Ein Beispiel aus meiner Praxis: Ich habe eine Liste mit verschiedenen Werten, basierenden auf meinen Grundwerten erstellt. Diese Liste von ca. 20 Werten, habe ich an die Athlet:innen mithilfe einer digitalen Umfrage weitergegeben und sie gebeten, die für sie sechs wichtigsten auszuwählen und dazu konkrete Handlungsanweisungen zu formulieren. Aus den Antworten entstand eine gemeinsame Werteliste mit klaren Erwartungen. Abschließend wurden die Werte in einer prägnanten Aussage zusammengefasst: „Wir lernen jeden Tag zusammen besser zu werden.“ Die Werte können als Plakat aufgehängt und von allen Athlet:innen und Trainer:innen unterschrieben werden und dienen somit als sichtbares Symbol der gemeinsamen Trainingsphilosophie.

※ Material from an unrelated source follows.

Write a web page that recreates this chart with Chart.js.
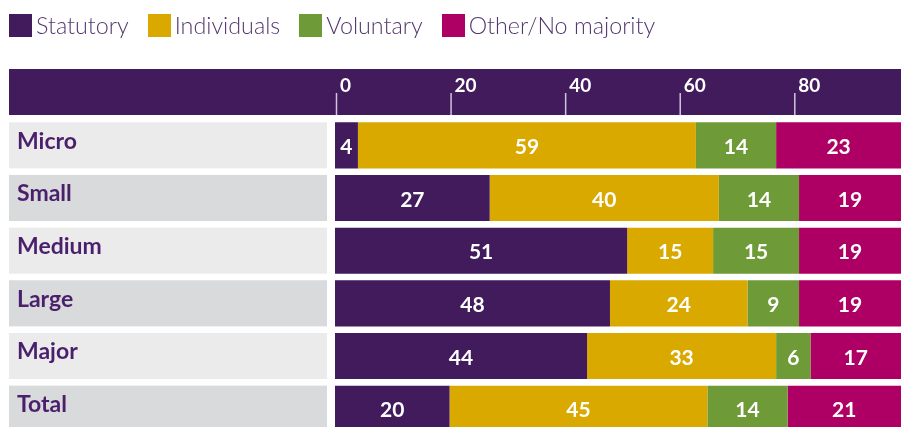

Fazit – Werte müssen gelebt und nicht nur aufgeschrieben werden
Eine Trainingsphilosophie ist ein flexibler Satz von Prinzipien, basierend auf den eigenen Werten und dem persönlichen Warum. Sie muss regelmäßig an die Athlet:innen und variablen Rahmenbedingungen und Herausforderungen angepasst werden.
Doch Worte allein genügen nicht: Eine Trainingsphilosophie entfaltet nur dann Wirkung, wenn sie authentisch ist und im (Trainings-)Alltag gelebt wird. Taten sind wichtiger als Worte. Trainer:innen tragen die Verantwortung die Werte im Alltag vorzuleben - im Umgang mit Athlet:innen, im Wettkampf, im Training. Erst wenn Werte sichtbar verkörpert werden, entsteht eine wachsende Kultur von Vertrauen, Gemeinschaft und Exzellenz.
Literatur
Sinek, S. (2011). Start with Why: How Great Leaders Inspire Everyone to Take Action. Penguin Publishing Group.
Gilbert, W. (2016). Coaching Better Every Season: A Year-Round Process for Athletic Development and Program Success: A Year-Round System for Athlete Development and Program Success. Human Kinetics.
Huber, J. J. (2012). Applying Educational Psychology in Coaching Athletes. Human Kinetics.
International Council for Coaching Excellence, & Association of Summer Olympic International Federations. (2013). International Sport Coaching Framework. Human Kinetics.
Krzyzewski, M., & Spatola, J. K. (2010). The Gold Standard: Building a World-Class Team. Grand Central Publishing.
Lara-Bercial, S., North, J., Hämäläinen, K., Oltmanns, K., Minkhorst, J., & Petrovic, L. (2017). The European Sport Coaching Framework.